Today, we’re going to talk about employee rewards. It’s always great when an employer is able to recognize an employee’s contributions. Whether you give a raise, bonus or non-monetary reward, you’re showing your employees that you appreciate their hard work.
While bonuses and raises are certainly popular and well-received, there are many other ways to show your appreciation. Be creative and consider options such as a catered lunch, paid time off or an employee party. Even the gesture of personally thanking employees for a job well done will go a long way toward keeping your team engaged and motivated.
There are, however, some guidelines for giving rewards. Even the best intentions can subject your company to liability if you’re not careful. Here are three important tips to keep in mind when offering rewards.
First, be careful. As an employer, you can generally decide whether or not to give employees a bonus or raise, but be careful about making any verbal or written commitments…even a casual mention of a bonus or raise could be construed as binding.
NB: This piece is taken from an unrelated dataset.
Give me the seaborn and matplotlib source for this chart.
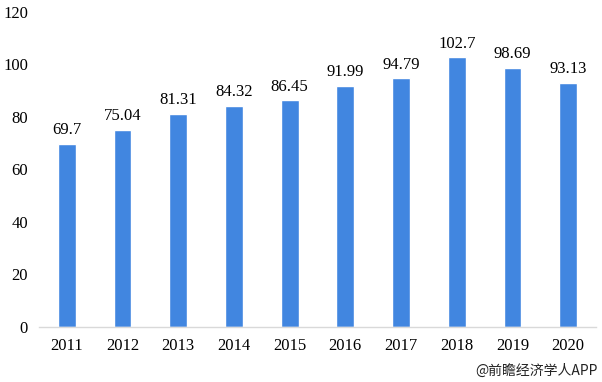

And be sure to check with your accountant or a financial professional about the tax implications of any rewards you plan to give.
Next, be clear. The U.S. Small Business Administration, or SBA, suggests including your reward policy in your employee welcome kit or benefits package and reminding employees of your policy when performance review season comes around.
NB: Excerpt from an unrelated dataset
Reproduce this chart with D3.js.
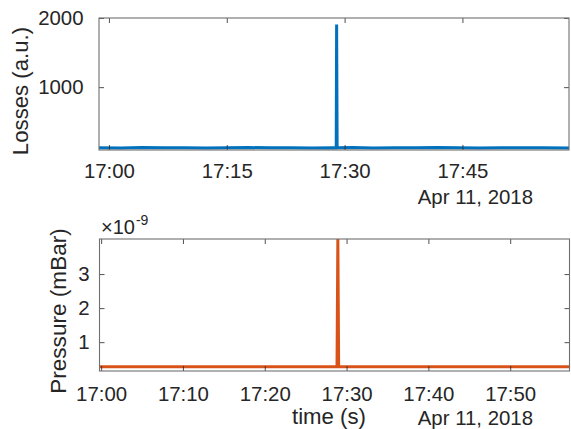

Finally, be objective. The SBA recommends establishing a clear grading system for assessing eligibility for a pay increase or other benefits. This can help you measure performance fairly and consistently. You should also document your reasons for making any award, and back it up with performance examples.
As you proceed, keep in mind that federal nondiscrimination laws apply to bonuses. This means that the eligibility criteria & amounts for bonuses must be nondiscriminatory. Additionally, states may have their own requirements, so be sure to review your state’s nondiscrimination laws.